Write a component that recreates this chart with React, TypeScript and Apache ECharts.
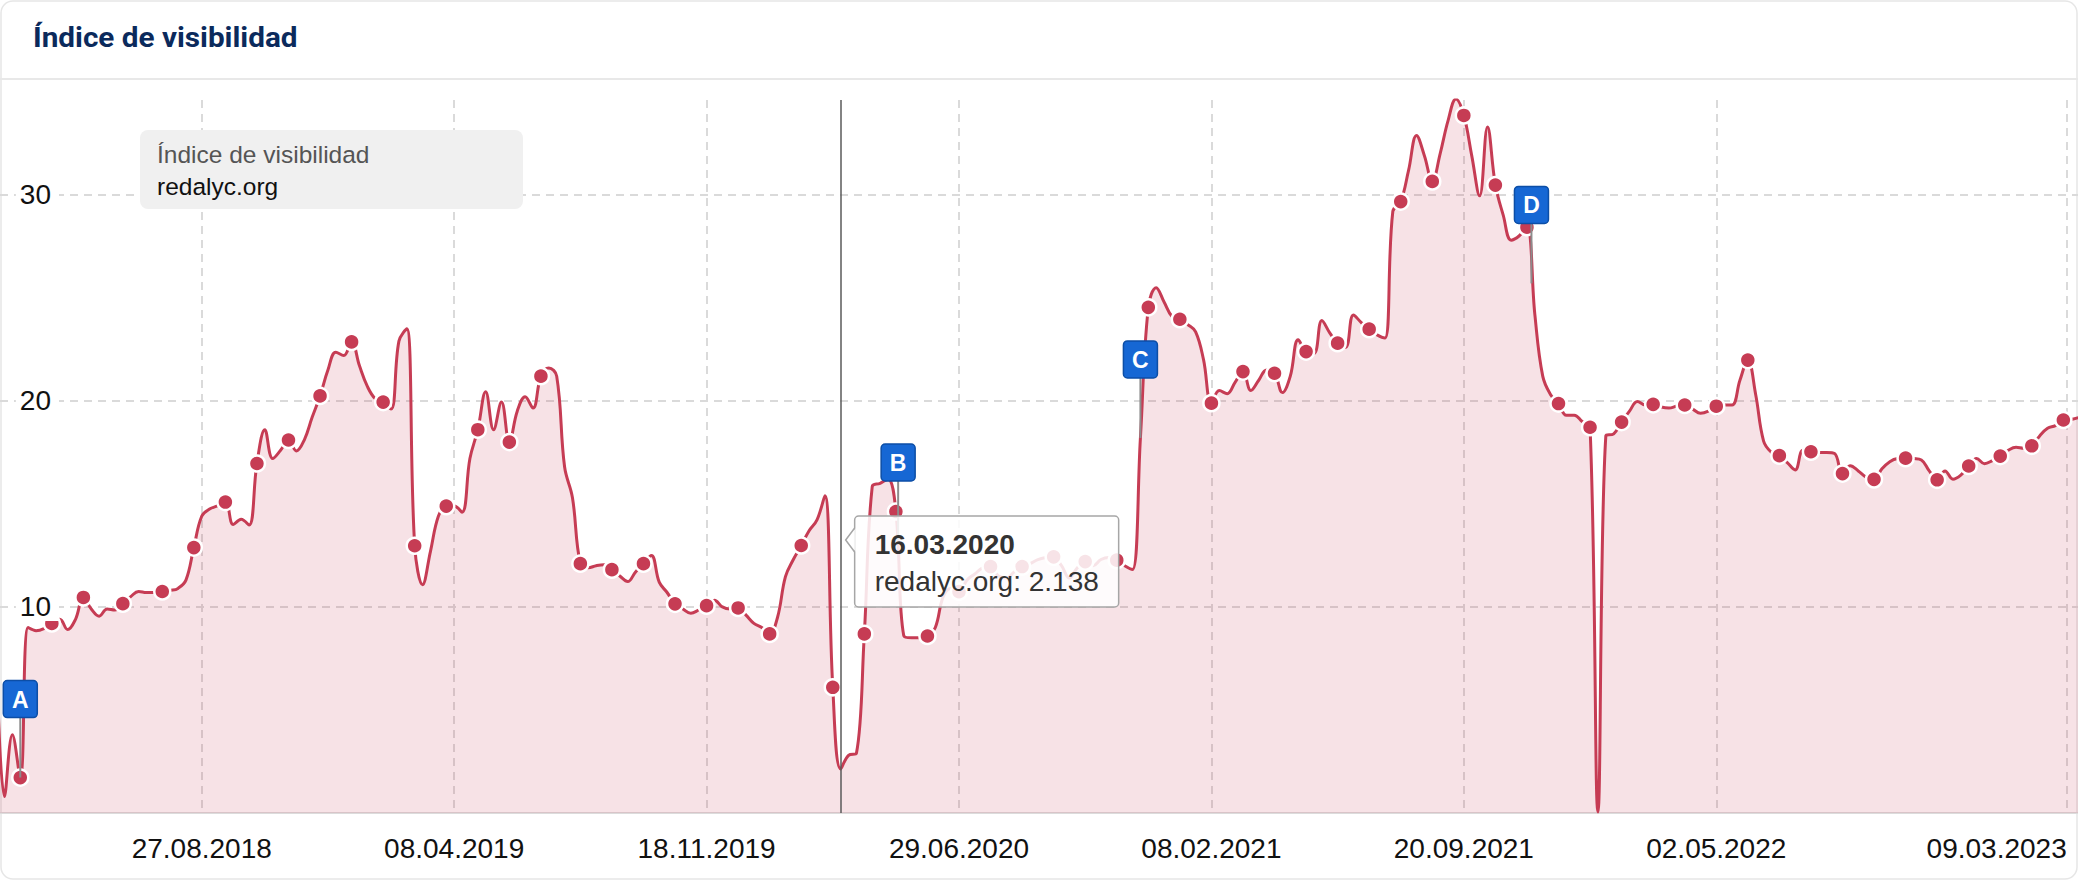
import React, { useEffect, useRef } from 'react';
import * as echarts from 'echarts';

// ---------- data ----------
const CHART_TITLE = 'Índice de visibilidad';
const LEGEND_TITLE = 'Índice de visibilidad';
const DOMAIN = 'redalyc.org';

// weekly values, one per Monday starting at FIRST_MONDAY
const FIRST_MONDAY = '2018-02-26';
const WEEKLY_VALUES: number[] = [
  7.5, 0.8, 3.8, 1.72, 9.0, 8.85, 8.95, 9.2, 9.4, 8.9,
  9.4, 10.46, 9.9, 9.55, 9.9, 9.85, 10.16, 10.5, 10.75, 10.7,
  10.7, 10.75, 10.8, 10.9, 11.3, 12.88, 14.4, 14.75, 14.9, 15.09,
  14.0, 14.25, 13.97, 16.96, 18.6, 17.2, 17.6, 18.1, 17.57, 18.1,
  19.2, 20.24, 21.5, 22.36, 22.2, 22.86, 21.7, 20.7, 20.1, 19.94,
  19.6, 22.9, 23.5, 12.97, 11.08, 12.7, 14.4, 14.89, 14.9, 14.6,
  17.2, 18.6, 20.44, 18.6, 19.94, 18.0, 19.5, 20.2, 19.65, 21.2,
  21.6, 21.2, 16.8, 15.3, 12.1, 11.9, 12.0, 12.05, 11.81, 11.5,
  11.23, 11.7, 12.1, 12.5, 11.2, 10.7, 10.15, 9.9, 9.69, 9.85,
  10.06, 10.33, 10.0, 9.9, 9.95, 9.6, 9.2, 9.0, 8.69, 9.5,
  11.47, 12.3, 12.98, 13.7, 14.22, 15.4, 6.1, 2.138, 2.8, 2.9,
  8.69, 15.84, 16.0, 16.2, 14.63, 8.6, 8.5, 8.5, 8.59, 9.0,
  10.5, 10.9, 10.74, 11.3, 11.6, 11.9, 11.96, 11.5, 11.4, 11.7,
  11.96, 12.1, 12.3, 12.4, 12.43, 12.0, 11.4, 11.9, 12.2, 12.0,
  12.3, 12.4, 12.27, 12.0, 11.82, 18.2, 24.54, 25.49, 24.8, 24.1,
  23.96, 23.7, 23.35, 22.0, 19.89, 20.5, 20.35, 20.9, 21.42, 20.5,
  21.0, 21.5, 21.34, 20.4, 21.2, 22.96, 22.39, 22.3, 23.9, 23.3,
  22.8, 22.6, 24.17, 23.8, 23.48, 23.2, 23.05, 29.2, 29.67, 31.2,
  32.88, 31.9, 30.65, 32.0, 33.6, 34.65, 33.85, 31.9, 29.95, 33.29,
  30.47, 29.0, 27.8, 28.0, 28.43, 24.2, 21.2, 20.3, 19.87, 19.3,
  19.3, 19.0, 18.72, 0.05, 18.3, 18.4, 18.97, 19.5, 19.97, 19.8,
  19.83, 19.7, 19.65, 19.75, 19.8, 19.6, 19.4, 19.5, 19.74, 19.8,
  19.8, 21.0, 21.98, 20.3, 18.05, 17.5, 17.34, 17.0, 16.65, 17.6,
  17.53, 17.5, 17.5, 17.45, 16.47, 16.85, 16.6, 16.3, 16.19, 16.7,
  17.05, 17.2, 17.22, 17.2, 17.13, 16.6, 16.17, 16.6, 16.2, 16.4,
  16.84, 17.2, 16.95, 17.1, 17.32, 17.6, 17.75, 17.7, 17.82, 18.3,
  18.67, 18.8, 19.07, 19.1, 19.2,
];

// indices (into WEEKLY_VALUES) of the points that carry a visible marker
const MARKER_INDICES: number[] = [
  3, 7, 11, 16, 21, 25, 29, 33, 37, 41, 45, 49, 53, 57, 61, 65, 69, 74, 78, 82,
  86, 90, 94, 98, 102, 106, 110, 114, 118, 122, 126, 130, 134, 138, 142, 146,
  150, 154, 158, 162, 166, 170, 174, 178, 182, 186, 190, 194, 198, 202, 206,
  210, 214, 218, 222, 226, 230, 234, 238, 242, 246, 250, 254, 258, 262,
];

const TICK_DATES = [
  '2018-08-27', '2019-04-08', '2019-11-18', '2020-06-29',
  '2021-02-08', '2021-09-20', '2022-05-02', '2023-03-09',
];
const Y_TICKS = [10, 20, 30];

const FLAG_LABELS = ['A', 'B', 'C', 'D'];
const FLAG_DATES = ['2018-03-19', '2020-05-06', '2020-12-07', '2021-11-19'];
const FLAG_VALUES = [1.72, 13.2, 18.2, 25.7];

const HOVER_DATE = '2020-03-16';

const X_MIN = '2018-03-01';
const X_MAX = '2023-03-19';
const Y_MAX = 34.6;

// ---------- helpers ----------
const DAY = 86400000;
const ts = (s: string) => {
  const [y, m, d] = s.split('-').map(Number);
  return Date.UTC(y, m - 1, d);
};
const pad = (n: number) => (n < 10 ? '0' : '') + n;
const fmt = (t: number) => {
  const d = new Date(t);
  return pad(d.getUTCDate()) + '.' + pad(d.getUTCMonth() + 1) + '.' + d.getUTCFullYear();
};

const FONT = '"Liberation Sans", Arial, Helvetica, sans-serif';
const GRID_COLOR = '#dadada';
const LINE_COLOR = '#c63c54';
const FLAG_FILL = '#1667d4';
const FLAG_STROKE = '#0c4ea6';

export default function App() {
  const ref = useRef<HTMLDivElement>(null);

  useEffect(() => {
    if (!ref.current) return;
    const chart = echarts.init(ref.current, undefined, { renderer: 'svg' });

    const start = ts(FIRST_MONDAY);
    const markerSet = new Set(MARKER_INDICES);
    const lineData = WEEKLY_VALUES.map((v, i) => ({
      value: [start + i * 7 * DAY, v],
      symbol: markerSet.has(i) ? 'circle' : 'none',
    }));
    const tickValues = TICK_DATES.map(ts);
    const hoverT = ts(HOVER_DATE);
    const hoverIdx = Math.round((hoverT - start) / (7 * DAY));
    const hoverV = WEEKLY_VALUES[hoverIdx];

    const gridLine = { color: GRID_COLOR, width: 2, type: [8, 6] as any };

    const option: any = {
      animation: false,
      backgroundColor: '#ffffff',
      grid: { left: 0, right: 0, top: 100, bottom: 67, containLabel: false, outerBoundsMode: 'none' },
      xAxis: {
        type: 'value',
        min: ts(X_MIN),
        max: ts(X_MAX),
        axisLine: { show: true, lineStyle: { color: '#dcdcdc', width: 2 } },
        axisTick: { show: false, customValues: tickValues },
        axisLabel: {
          customValues: tickValues,
          formatter: (v: number) => fmt(v),
          color: '#111',
          fontSize: 28,
          fontFamily: FONT,
          margin: 21,
          alignMaxLabel: 'right',
        },
        splitLine: { show: true, lineStyle: gridLine },
      },
      yAxis: [
        {
          type: 'value',
          min: 0,
          max: Y_MAX,
          axisLine: { show: false },
          axisTick: { show: false, customValues: Y_TICKS },
          axisLabel: { show: false, customValues: Y_TICKS },
          splitLine: { show: true, lineStyle: gridLine },
        },
        {
          type: 'value',
          min: 0,
          max: Y_MAX,
          position: 'left',
          z: 3,
          axisLine: { show: false },
          axisTick: { show: false, customValues: Y_TICKS },
          splitLine: { show: false },
          axisLabel: {
            inside: true,
            customValues: Y_TICKS,
            align: 'right',
            margin: 59,
            color: '#111',
            fontSize: 28,
            fontFamily: FONT,
            backgroundColor: '#ffffff',
            padding: [0, 8, 0, 4],
          },
        },
      ],
      series: [
        {
          type: 'line',
          name: DOMAIN,
          xAxisIndex: 0,
          yAxisIndex: 0,
          data: lineData,
          smooth: 0.4,
          showSymbol: true,
          symbol: 'circle',
          symbolSize: 16,
          lineStyle: { color: LINE_COLOR, width: 3 },
          itemStyle: { color: LINE_COLOR, borderColor: '#ffffff', borderWidth: 2.5 },
          areaStyle: { color: 'rgba(200, 62, 85, 0.215)', origin: 'start' },
          z: 2,
          markLine: {
            silent: true,
            symbol: ['none', 'none'],
            label: { show: false },
            lineStyle: { color: '#5a5a5a', width: 1.5, type: 'solid' },
            data: [{ xAxis: hoverT }],
          },
        },
        {
          type: 'custom',
          xAxisIndex: 0,
          yAxisIndex: 0,
          silent: true,
          clip: false,
          z: 10,
          data: FLAG_DATES.map((d, i) => [ts(d), FLAG_VALUES[i]]),
          renderItem: (params: any, api: any) => {
            const pt = api.coord([api.value(0), api.value(1)]);
            const letter = FLAG_LABELS[params.dataIndex];
            const stemTop = pt[1] - 60;
            return {
              type: 'group',
              children: [
                {
                  type: 'line',
                  shape: { x1: pt[0], y1: pt[1], x2: pt[0], y2: stemTop },
                  style: { stroke: '#8c8c8c', lineWidth: 2 },
                },
                {
                  type: 'rect',
                  shape: { x: pt[0] - 17, y: stemTop - 37, width: 34, height: 37, r: 4 },
                  style: { fill: FLAG_FILL, stroke: FLAG_STROKE, lineWidth: 1.5 },
                },
                {
                  type: 'text',
                  x: pt[0],
                  y: stemTop - 18,
                  style: {
                    text: letter,
                    fill: '#ffffff',
                    font: 'bold 23px ' + FONT,
                    align: 'center',
                    verticalAlign: 'middle',
                    textAlign: 'center',
                    textVerticalAlign: 'middle',
                  },
                },
              ],
            };
          },
        },
      ],
    };

    chart.setOption(option);

    const p = chart.convertToPixel({ seriesIndex: 0 }, [hoverT, hoverV]) as number[];
    const cx = p[0];
    const tipFill = 'rgba(255,255,255,0.86)';
    const tipStroke = '#a6a6a6';

    const txt = (x: number, y: number, text: string, font: string, fill: string) => ({
      type: 'text',
      x,
      y,
      silent: true,
      style: {
        text,
        font,
        fill,
        align: 'left',
        verticalAlign: 'middle',
        textAlign: 'left',
        textVerticalAlign: 'middle',
      },
    });

    chart.setOption({
      graphic: {
        elements: [
          {
            type: 'rect',
            z: -10,
            silent: true,
            shape: { x: 1, y: 1, width: 2076, height: 878, r: 12 },
            style: { fill: 'none', stroke: '#e6e6e6', lineWidth: 1.5 },
          },
          {
            type: 'line',
            silent: true,
            shape: { x1: 0, y1: 79, x2: 2078, y2: 79 },
            style: { stroke: '#e8e8e8', lineWidth: 2 },
          },
          {
            ...txt(33, 38, CHART_TITLE, 'bold 27px Roboto, "Noto Sans", sans-serif', '#0b2a5c'),
            scaleX: 1.1,
          },
          {
            type: 'rect',
            z: 20,
            silent: true,
            shape: { x: 140, y: 130, width: 383, height: 79, r: 8 },
            style: { fill: '#f0f0f0' },
          },
          { ...txt(157, 154, LEGEND_TITLE, '24.5px ' + FONT, '#555555'), z: 21 },
          { ...txt(157, 186, DOMAIN, '24.5px ' + FONT, '#111111'), z: 21 },
          {
            type: 'rect',
            z: 30,
            silent: true,
            shape: { x: cx + 14, y: 516, width: 264, height: 91, r: 4 },
            style: { fill: tipFill, stroke: tipStroke, lineWidth: 1.5 },
          },
          {
            type: 'polygon',
            z: 31,
            silent: true,
            shape: { points: [[cx + 15, 528], [cx + 5, 540], [cx + 15, 552]] },
            style: { fill: tipFill },
          },
          {
            type: 'polyline',
            z: 32,
            silent: true,
            shape: { points: [[cx + 14, 528], [cx + 5, 540], [cx + 14, 552]] },
            style: { stroke: tipStroke, lineWidth: 1.5, fill: 'none' },
          },
          { ...txt(cx + 34, 544, fmt(hoverT), 'bold 28px ' + FONT, '#333333'), z: 33 },
          { ...txt(cx + 34, 581, DOMAIN + ': ' + hoverV.toFixed(3), '28px ' + FONT, '#333333'), z: 33 },
        ],
      },
    });

    return () => chart.dispose();
  }, []);

  return (
    <div
      ref={ref}
      style={{ position: 'absolute', left: 0, top: 0, width: 2078, height: 880, background: '#fff' }}
    />
  );
}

Exercise – Copy every line of the listing where the word "React" appears.

Exercise result –
Write a component that recreates this chart with React, TypeScript and Apache ECharts.
import React, { useEffect, useRef } from 'react';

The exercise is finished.